__Information supplied__.
___

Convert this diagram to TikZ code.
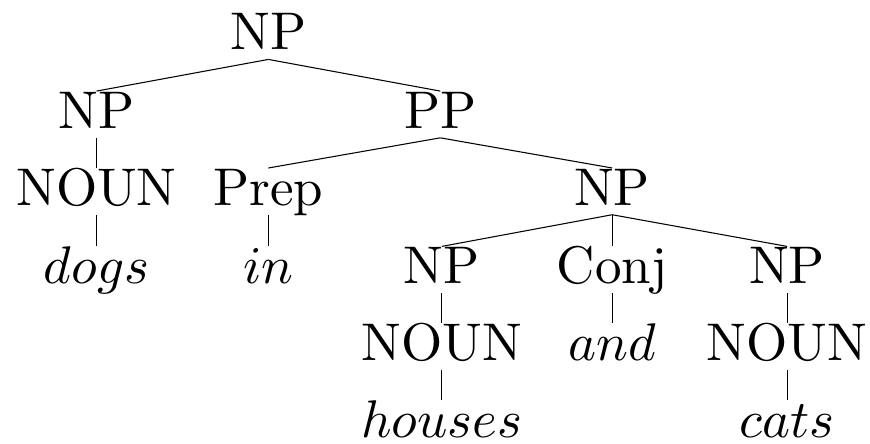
\documentclass[tikz,border=0pt]{standalone}
\usepackage{amsmath}
\begin{document}
\begin{tikzpicture}[very thin, cat/.style={inner sep=0pt, anchor=base, text height=1.6ex, text depth=0.4ex}]
				\useasboundingbox (0,0) rectangle (5.77,-2.94);
				\node[cat] (NP)at(1.78, -0.33) {NP};
				\node[cat] (NP_A)at(0.64, -0.85) {NP};
				\node[cat] (PP)at(2.92, -0.85) {PP};
				\node[cat] (NOUN_A)at(0.64, -1.36) {NOUN};
				\node[cat] (Prep)at(1.78, -1.36) {Prep};
				\node[cat] (NP_B)at(4.06, -1.36) {NP};
				\node[cat] (W_dogs)at(0.64, -1.88) {$dogs$};
				\node[cat] (W_in)at(1.78, -1.88) {$in$};
				\node[cat] (NP_C)at(2.93, -1.88) {NP};
				\node[cat] (Conj)at(4.06, -1.88) {Conj};
				\node[cat] (NP_D)at(5.22, -1.88) {NP};
				\node[cat] (NOUN_C)at(2.93, -2.39) {NOUN};
				\node[cat] (W_and)at(4.06, -2.39) {$and$};
				\node[cat] (NOUN_D)at(5.22, -2.39) {NOUN};
				\node[cat] (W_houses)at(2.93, -2.90) {$houses$};
				\node[cat] (W_cats)at(5.22, -2.90) {$cats$};
				\draw (NP.south) -- (NP_A.north);
				\draw (NP.south) -- (PP.north);
				\draw (NP_A.south) -- (NOUN_A.north);
				\draw (NOUN_A.south) -- (W_dogs.north);
				\draw (PP.south) -- (Prep.north);
				\draw (PP.south) -- (NP_B.north);
				\draw (Prep.south) -- (W_in.north);
				\draw (NP_B.south) -- (NP_C.north);
				\draw (NP_B.south) -- (Conj.north);
				\draw (NP_B.south) -- (NP_D.north);
				\draw (NP_C.south) -- (NOUN_C.north);
				\draw (Conj.south) -- (W_and.north);
				\draw (NP_D.south) -- (NOUN_D.north);
				\draw (NOUN_C.south) -- (W_houses.north);
				\draw (NOUN_D.south) -- (W_cats.north);
			\end{tikzpicture}
\end{document}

___

__Stated goal__. Give an exact reproduction of every line, leaving out any picture.

__Answer below__.
Convert this diagram to TikZ code.
\documentclass[tikz,border=0pt]{standalone}
\usepackage{amsmath}
\begin{document}
\begin{tikzpicture}[very thin, cat/.style={inner sep=0pt, anchor=base, text height=1.6ex, text depth=0.4ex}]
				\useasboundingbox (0,0) rectangle (5.77,-2.94);
				\node[cat] (NP)at(1.78, -0.33) {NP};
				\node[cat] (NP_A)at(0.64, -0.85) {NP};
				\node[cat] (PP)at(2.92, -0.85) {PP};
				\node[cat] (NOUN_A)at(0.64, -1.36) {NOUN};
				\node[cat] (Prep)at(1.78, -1.36) {Prep};
				\node[cat] (NP_B)at(4.06, -1.36) {NP};
				\node[cat] (W_dogs)at(0.64, -1.88) {$dogs$};
				\node[cat] (W_in)at(1.78, -1.88) {$in$};
				\node[cat] (NP_C)at(2.93, -1.88) {NP};
				\node[cat] (Conj)at(4.06, -1.88) {Conj};
				\node[cat] (NP_D)at(5.22, -1.88) {NP};
				\node[cat] (NOUN_C)at(2.93, -2.39) {NOUN};
				\node[cat] (W_and)at(4.06, -2.39) {$and$};
				\node[cat] (NOUN_D)at(5.22, -2.39) {NOUN};
				\node[cat] (W_houses)at(2.93, -2.90) {$houses$};
				\node[cat] (W_cats)at(5.22, -2.90) {$cats$};
				\draw (NP.south) -- (NP_A.north);
				\draw (NP.south) -- (PP.north);
				\draw (NP_A.south) -- (NOUN_A.north);
				\draw (NOUN_A.south) -- (W_dogs.north);
				\draw (PP.south) -- (Prep.north);
				\draw (PP.south) -- (NP_B.north);
				\draw (Prep.south) -- (W_in.north);
				\draw (NP_B.south) -- (NP_C.north);
				\draw (NP_B.south) -- (Conj.north);
				\draw (NP_B.south) -- (NP_D.north);
				\draw (NP_C.south) -- (NOUN_C.north);
				\draw (Conj.south) -- (W_and.north);
				\draw (NP_D.south) -- (NOUN_D.north);
				\draw (NOUN_C.south) -- (W_houses.north);
				\draw (NOUN_D.south) -- (W_cats.north);
			\end{tikzpicture}
\end{document}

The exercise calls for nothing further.